BRADLEY, Maine — The Maine Forest and Logging Museum at Leonard’s Mills might seem an unusual place to mark two important moments for Maine’s ecology.

But alewives and chestnut trees fit right into Leonard’s Mills’ mission to keep alive the state’s forest traditions of the late 18th century, and they were the main players in Saturday’s events.

A new fishway at the Leonard’s Mills dam on Blackman Stream was dedicated Saturday morning after eight years of work by the Atlantic Salmon Federation and its Maine council. The fishway creates a passage for fish around the dam on Blackman Stream, which runs into the Penobscot River. In conjunction with the fishway, the Maine Department of Marine Resources a week ago stocked Chemo Pond, which is upriver from the dam, with sea-run alewives in order to restore sea-run fisheries on the Penobscot.

After that ceremony, Bangor resident Glen Rea, who is chairman of the board of directors of the American Chestnut Foundation, planted on museum grounds the first two genetically altered, blight-resistant chestnut trees in Maine.

The planting was symbolic of a nearly 30-year effort to restore chestnut trees after they were wiped out in the early 20th century due to blight across the country.

“Ecologically this is an important day in the state of Maine,” said Rea, who is a member of the Leonard’s Mills board and a graduate of the University of Maine’s forestry program. “We have alewives coming back and chestnuts coming back.”

About 40 people attended the first ceremony, during which the fishway was dedicated. Alewives collected Saturday morning at the Veazie Dam were dumped from two buckets into the new fishway to mark its opening.

A fishway is a structure that allows fish to ascend a stream over obstacles that they normally wouldn’t be able to go over, according to ASF Maine Council member Ray “Bucky” Owen, a former commissioner of the Maine Department of Inland Fisheries and Wildlife and former chairman of the University of Maine Department of Wildlife Ecology.

“Right here, there is no fish passage so they can’t [go] over the dam here,” Owen said. “This provides fish a chance to get beyond the obstacle. Now they’re able to run up into Chemo Pond.”

The new fishway uses a Denil design, which ASF Vice President of U.S. Operations Andrew Goode said allows fish passage through a wide range of flows that mimic many of the Penobscot River’s tributaries.

The Leonard’s Mills board of trustees was a bit apprehensive about the fishway project, which had the potential to stick out visually among the 18th century-style buildings.
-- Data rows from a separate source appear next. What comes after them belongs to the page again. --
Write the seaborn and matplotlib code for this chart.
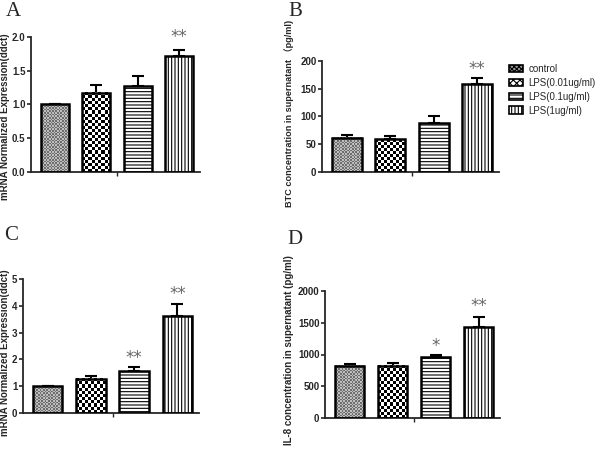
import numpy as np
import pandas as pd
import matplotlib
matplotlib.use('Agg')
import matplotlib.pyplot as plt
from matplotlib.patches import Patch, Rectangle
from matplotlib.colors import ListedColormap
import seaborn as sns

sns.set_style("ticks")
plt.rcParams['font.family'] = ['Liberation Sans', 'Noto Sans CJK SC', 'DejaVu Sans']
plt.rcParams['hatch.linewidth'] = 0.8

groups = ['control', 'LPS(0.01ug/ml)', 'LPS(0.1ug/ml)', 'LPS(1ug/ml)']

# panel A: mRNA, top row
a_mean = [1.0, 1.175, 1.28, 1.725]
a_err = [0.0, 0.11, 0.14, 0.075]
a_stars = ['', '', '', '**']
a_star_y = [0, 0, 0, 2.0]

# panel B: BTC protein
b_mean = [62, 59, 88, 158]
b_err = [5, 6, 12, 12]
b_stars = ['', '', '', '**']
b_star_y = [0, 0, 0, 186]

# panel C: mRNA, bottom row
c_mean = [1.0, 1.275, 1.55, 3.625]
c_err = [0.0, 0.12, 0.15, 0.45]
c_stars = ['', '', '**', '**']
c_star_y = [0, 0, 2.05, 4.43]

# panel D: IL-8 protein
d_mean = [820, 825, 965, 1440]
d_err = [38, 42, 28, 148]
d_stars = ['', '', '*', '**']
d_star_y = [0, 0, 1140, 1760]

# fill styles: checker textures for the first two groups, line hatches for the rest
hatches = ['xxxxxxx', 'xxxxx', '-----', '|||||']
checker = [('#6e6e6e', '#bdbdbd', 1.6), ('black', 'white', 3.0), None, None]
face_colors = ['#9a9a9a', 'white', 'white', 'white']

W, H = 600, 459
fig = plt.figure(figsize=(6, 4.59), dpi=100)


def fill_checker(ax, p, c1, c2, cell):
    (x0, y0), (x1, y1) = ax.transData.transform([(p.get_x(), p.get_y()),
                                                (p.get_x() + p.get_width(), p.get_y() + p.get_height())])
    nx = max(1, int(round((x1 - x0) / cell)))
    ny = max(1, int(round((y1 - y0) / cell)))
    grid = (np.add.outer(np.arange(ny), np.arange(nx)) % 2).astype(float)
    ax.imshow(grid, cmap=ListedColormap([c1, c2]), interpolation='nearest', aspect='auto',
              extent=(p.get_x(), p.get_x() + p.get_width(), p.get_y(), p.get_y() + p.get_height()),
              origin='lower', zorder=2)


def panel(box, mean, err, stars, star_y, ylim, yticks, ticklabels, ylabel, lab_xy, lab_size=7):
    left, right, top, bottom = box
    ax = fig.add_axes([left / W, 1 - bottom / H, (right - left) / W, (bottom - top) / H])
    df = pd.DataFrame({'group': groups, 'value': mean})
    sns.barplot(data=df, x='group', y='value', hue='group', palette=face_colors,
                legend=False, width=0.68, errorbar=None, saturation=1, ax=ax)
    ax.errorbar(range(4), mean, yerr=[np.zeros(4), err], fmt='none', ecolor='black',
                elinewidth=1.5, capsize=4, capthick=1.5, zorder=1)
    ax.set_xlim(-0.57, 3.5)
    ax.set_ylim(*ylim)
    for p, h, ck in zip(list(ax.patches), hatches, checker):
        p.set_linewidth(0)
        p.set_zorder(2)
        if ck is None:
            p.set_hatch(h)
            p.set_edgecolor('black')
        else:
            fill_checker(ax, p, *ck)
        ax.add_patch(Rectangle((p.get_x(), p.get_y()), p.get_width(), p.get_height(),
                               fill=False, edgecolor='black', linewidth=1.8, zorder=3))
    ax.set_xlim(-0.57, 3.5)
    ax.set_ylim(*ylim)
    for i, (s, y) in enumerate(zip(stars, star_y)):
        if s:
            ax.text(i, y, s, ha='center', va='center', fontsize=12, color='#666666',
                    family='DejaVu Sans')
    ax.set_yticks(yticks)
    ax.set_yticklabels(ticklabels, fontsize=7, fontweight='bold')
    ax.set_xticks([1.5])
    ax.set_xticklabels([''])
    ax.set_xlabel('')
    ax.set_ylabel(ylabel, fontsize=lab_size, fontweight='bold')
    ax.yaxis.set_label_coords(*lab_xy)
    ax.tick_params(axis='y', length=3, width=1.2, pad=1)
    ax.tick_params(axis='x', length=3, width=1)
    sns.despine(ax=ax)
    for s in ['left', 'bottom']:
        ax.spines[s].set_linewidth(1.3)
    return ax


panel((31, 200, 37, 172), a_mean, a_err, a_stars, a_star_y, (0, 2),
      [0, 0.5, 1, 1.5, 2], ['0.0', '0.5', '1.0', '1.5', '2.0'],
      'mRNA Normalized Expression(ddct)', (-0.125, 0.41))
panel((322, 499, 61, 172), b_mean, b_err, b_stars, b_star_y, (0, 200),
      [0, 50, 100, 150, 200], ['0', '50', '100', '150', '200'],
      'BTC concentration in supernatant （pg/ml)', (-0.16, 0.53), lab_size=6.6)
panel((23, 199, 279, 413), c_mean, c_err, c_stars, c_star_y, (0, 5),
      [0, 1, 2, 3, 4, 5], ['0', '1', '2', '3', '4', '5'],
      'mRNA Normalized Expression(ddct)', (-0.075, 0.45))
panel((325, 500, 291, 418), d_mean, d_err, d_stars, d_star_y, (0, 2000),
      [0, 500, 1000, 1500, 2000], ['0', '500', '1000', '1500', '2000'],
      'IL-8 concentration in supernatant (pg/ml)', (-0.18, 0.535))

for letter, x, y in [('A', 13, 12), ('B', 295, 12), ('C', 11, 236), ('D', 295, 240)]:
    fig.text(x / W, 1 - y / H, letter, fontsize=15, family='Liberation Serif',
             ha='center', va='center')

handles = [Patch(facecolor=fc, edgecolor='black', hatch=h, linewidth=1.2)
           for fc, h in zip(face_colors, hatches)]
fig.legend(handles, groups, loc='upper left', bbox_to_anchor=(505 / W, 1 - 60 / H),
           frameon=False, fontsize=7, handlelength=1.4, handleheight=0.8,
           labelspacing=0.4, handletextpad=0.6, borderaxespad=0)

fig.savefig('out.png', dpi=100)
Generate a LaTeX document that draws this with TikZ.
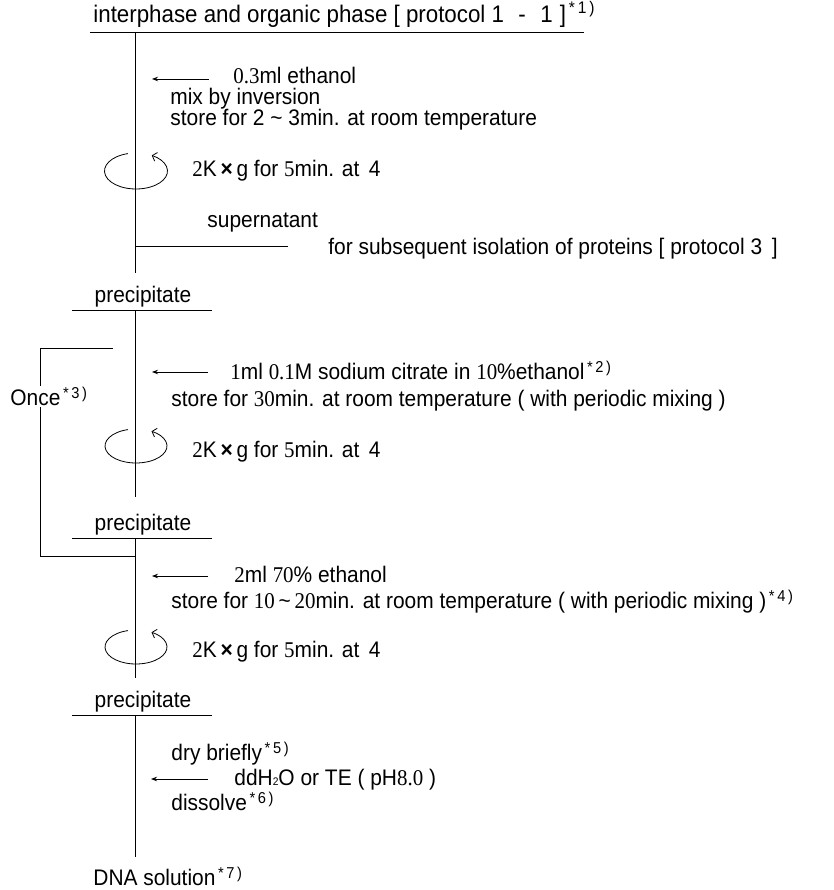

But Saturday several board members credited contractor and stone mason Lance Linkel of Linkel Construction in Topsham with creating granite weirs and walls that help the fishway appear to belong in the space.

“This is built right into the existing ledge, so it looks very natural,” board member Bill Lynch said. “We didn’t want anything that looked too unnatural. We had to compromise a little on some concrete, though. But it came out well.”

Stantec Consultants, also of Topsham, designed the fishway and Maine Drilling and Blasting of Gardiner excavated a 4-foot-wide channel into the bedrock next to the dam.

Goode said many fishways are located deep in the woods where they’re hard for the public to see them. He expects the Leonard’s Mills fishway to draw a lot of attention because it’s right on museum grounds.

“This is going to be a real demonstration project,” Goode said.

ASF raised around $275,000 for the project. Funding came from a variety of sources, including the U.S. Fish & Wildlife Service, and the National Oceanographic and Atmospheric Administration Restoration Center.

Considering the location of one of the chestnut trees near Leonard’s Mills’ model blacksmith shop, Saturday’s second ceremony called for a reading of Longfellow’s poem, “The Village Blacksmith.” The first few lines of the piece describe a village smithy located “under a spreading chestnut tree.”

“If you had been here in the 1790s or so, when the sawmill was running, chestnut would have been a species that would have come through here,” Rea said.

It is estimated about 4 billion chestnut trees were lost to blight, which was discovered in 1904 or 1905 in the U.S., Rea said. Scientists tried to bring back the trees, but funding was cut off in 1960.

Twenty-three years later, scientists picked up the project again. Through the genetic process of backcross breeding, Rea said, scientists bred the genetic characteristics of the Chinese chestnut that shows resistance to blight, with the American chestnut which grows taller than the Chinese version.

“We’ve been growing these trees in orchards,” Rea said. “We decided we needed to get them back out in the woods and see how they respond in a natural environment.”